The decision to hold the cash rate was widely anticipated by economists, with the RBA being expected to maintain the same stance on future rate movements as heard by RBA governor Michele Bullock following the May decision.

In the days leading up to the decision, Westpac senior economist Matthew Hassan said that recent data would “provide some comfort” that restrictive policy is working to bring inflation to target; however, the path is “still uncertain”.

Gareth Aird, the Commonwealth Bank of Australia’s (CBA) head of Australian economics, said holding the cash rate would “be a straightforward decision” and that the recent run of economic data has been ”largely in line” with the central bank’s forecasts.

While the beginning of the easing cycle is still expected by Westpac, CBA, and NAB towards the end of 2024, ANZ announced it has pushed back its rate cut forecast to February 2025 prior to the June decision.

ANZ’s head of Australian economics Adam Boyton explained that while monetary policy is working as intended, the appropriate balance between the level of supply and demand is “likely to take a little longer than expected”.

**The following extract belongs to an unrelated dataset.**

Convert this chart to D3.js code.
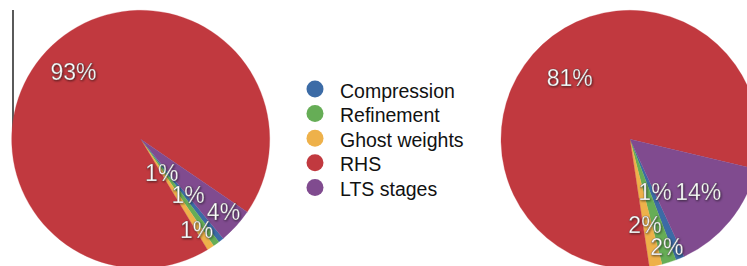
<!DOCTYPE html>
<html><head><meta charset="utf-8">
<script src="https://cdn.jsdelivr.net/npm/d3@7"></script>
<style>
html,body{margin:0;padding:0;background:#fff;}
svg{display:block;}
</style></head>
<body>
<svg id="chart" width="747" height="266"></svg>
<script>
// ---- data ----
const categories = ["Compression", "Refinement", "Ghost weights", "RHS", "LTS stages"];
const colors = ["#3c6ba6", "#66ad56", "#eeb14a", "#c1393f", "#804b8f"];
const leftValues  = [0.7, 0.8, 0.9, 93.2, 4.4];
const rightValues = [1.1, 1.8, 1.6, 81.1, 14.4];
const leftLabels  = ["1%", "1%", "1%", "93%", "4%"];
const rightLabels = ["1%", "2%", "2%", "81%", "14%"];

// ---- layout ----
const svg = d3.select("#chart");
const R = 129;
const deg = Math.PI / 180;

// label placement (polar: angle deg clockwise from 12 o'clock, radius px) per slice
const leftLabelPos  = [[148.3, 40], [148.3, 106.6], [139.5, 73], [315, 95], [131.2, 110]];
const rightLabelPos = [[154.5, 58], [161.1, 113.5], [170.1, 87], [315.5, 86], [127.5, 86]];

const defs = svg.append("defs");
const f = defs.append("filter").attr("id", "shadow").attr("x", "-20%").attr("y", "-20%").attr("width", "140%").attr("height", "140%");
f.append("feDropShadow").attr("dx", 0.8).attr("dy", 1).attr("stdDeviation", 0.8).attr("flood-color", "#000").attr("flood-opacity", 0.55);

// thin black vertical line at left
svg.append("line").attr("x1", 13).attr("x2", 13).attr("y1", 10).attr("y2", 138)
  .attr("stroke", "#000").attr("stroke-width", 1.3);

function drawPie(cx, cy, values, labels, labelPos, startDeg) {
  const g = svg.append("g").attr("transform", `translate(${cx},${cy})`);
  const pie = d3.pie().sort(null).value(d => d)
    .startAngle(startDeg * deg).endAngle(startDeg * deg + 2 * Math.PI);
  const arc = d3.arc().innerRadius(0).outerRadius(R);
  const arcs = pie(values);
  g.selectAll("path.slice").data(arcs).enter().append("path")
    .attr("class", "slice")
    .attr("d", arc)
    .attr("fill", (d, i) => colors[i])
    .attr("stroke", (d, i) => colors[i])
    .attr("stroke-width", 0.3);
  g.selectAll("text.lab").data(arcs).enter().append("text")
    .attr("class", "lab")
    .attr("x", (d, i) => labelPos[i][1] * Math.sin(labelPos[i][0] * deg))
    .attr("y", (d, i) => -labelPos[i][1] * Math.cos(labelPos[i][0] * deg))
    .attr("text-anchor", "middle")
    .attr("dominant-baseline", "central")
    .attr("font-family", "'Liberation Sans', Arial, sans-serif")
    .attr("font-size", 23)
    .attr("fill", "#fff")
    .attr("stroke", "rgba(60,60,60,0.45)")
    .attr("stroke-width", 0.6)
    .attr("filter", "url(#shadow)")
    .text((d, i) => labels[i]);
}

drawPie(140.7, 139.3, leftValues, leftLabels, leftLabelPos, 140.2);
drawPie(630, 139.3, rightValues, rightLabels, rightLabelPos, 155.2);

// ---- legend ----
const legend = svg.append("g").attr("transform", "translate(315,89)");
const rows = legend.selectAll("g.row").data(categories).enter().append("g")
  .attr("class", "row")
  .attr("transform", (d, i) => `translate(0,${i * 24.6})`);
rows.append("circle").attr("r", 8.5).attr("cx", 0).attr("cy", 0)
  .attr("fill", (d, i) => colors[i]);
rows.append("text")
  .attr("x", 25).attr("y", 1.5)
  .attr("dominant-baseline", "central")
  .attr("font-family", "'Liberation Sans', Arial, sans-serif")
  .attr("font-size", 19.5)
  .attr("fill", "#111")
  .text(d => d);
</script>
</body></html>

Bendigo Bank’s chief economist David Robertson echoed this sentiment and doubled down that there will be no rate cuts until 2025.

Further, Judo Bank’s economists Warren Hogan and Matthew De Pasquale stated that there would “need to be a miracle” to avoid further rate hikes this year.

“There is a good chance that we get through this next 12 months with a 4.35 per cent cash rate, but it’s not the central (most likely) pathway,” they said.